Open access definitions
Open access (OA): Open access in this context means research literature that can be freely accessed by anyone in the world via the internet so that it can be used without licensing restrictions for research, teaching or other purposes. Scholarly norms for attribution still apply to open access publications, so authors should always be properly acknowledged. Copyright also applies, and the rights holder (often the publisher) controls the right to permit open access.
Preprint or submitted version: This is the author's original manuscript as submitted to a journal, before any peer review has taken place.
Author accepted manuscript (also called accepted manuscript, final author version or post-print): This is the version normally used for 'green' open access. It is the accepted, author-created version following peer review and editing. The text and any diagrams can be exactly the same as the published version, but does not include the publishers' logos, final formatting or typesetting. You can attach a coversheet with links to the published version and any copyright statements, to assist with citation and proper acknowledgement. The preferred file format for depositing in a repository is PDF (Word files can be converted to PDF).
Published version: This is the definitive version as published in the journal, also called the version of record. See information about the 'publication record' from CrossMark.
The Versions Toolkit provides useful explanations of the various versions of journal articles produced during the research process. See recommended practice from the National Information Standards Organization (NISO RP-8-2008, Journal Article Versions (JAV))
Deposition/'self-archiving'/posting: These terms refer to the open access route where the author makes a version of his/her publication available in a repository or other online situation. This is usually an author-created version and is allowed by many publishers even when copyright is transferred to them. See the SHERPA/RoMEO database for examples of publishers' self-archiving policies.
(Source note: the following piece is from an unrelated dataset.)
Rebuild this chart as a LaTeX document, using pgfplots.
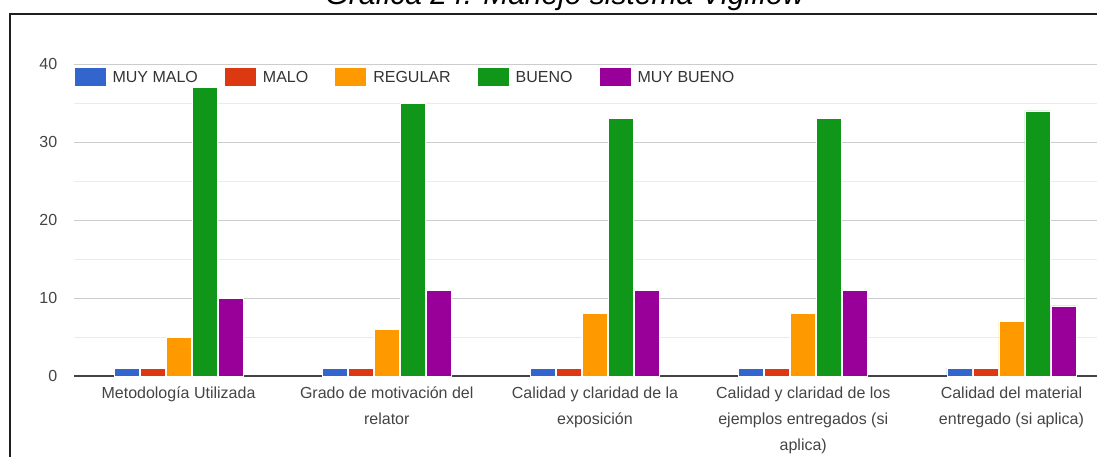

'Green' open access: Subject to copyright, authors can deposit or 'self-archive' copies of their articles in repositories alongside their publication in normal journals. This is often referred to as ‘Green’ open access. The available evidence shows that this does not affect journal subscriptions, and 80% of publishers formally allow some form of self-archiving (SHERPA/RoMEO statistics).
'Gold' open access: An alternative way of providing open access is to publish in an open access journal, often known as the ‘Gold’ route. Open access journals make all their articles available for free to all readers and use a variety of business models to achieve this, rather than charging for subscriptions. One model is to charge authors for publication services, either at submission or acceptance, or there may be charges for additional services such as print-on-demand. Alternatively the journal may receive sponsorship from a society or charitable organisation. Most open access journals carry out the same level of peer review on their articles as 'traditional' journals.
Embargoes: Some publishers will have a restriction on when an author version of an article can be made openly available after it has been deposited in a repository. This is often 6-12 months after publication, and will normally be mentioned in your copyright agreement. You should consider if the publisher’s embargo period is compatible with a funder’s requirement for open access.
We recommend you deposit author accepted author manuscripts immediately, and the Open Access team will set the appropriate embargo.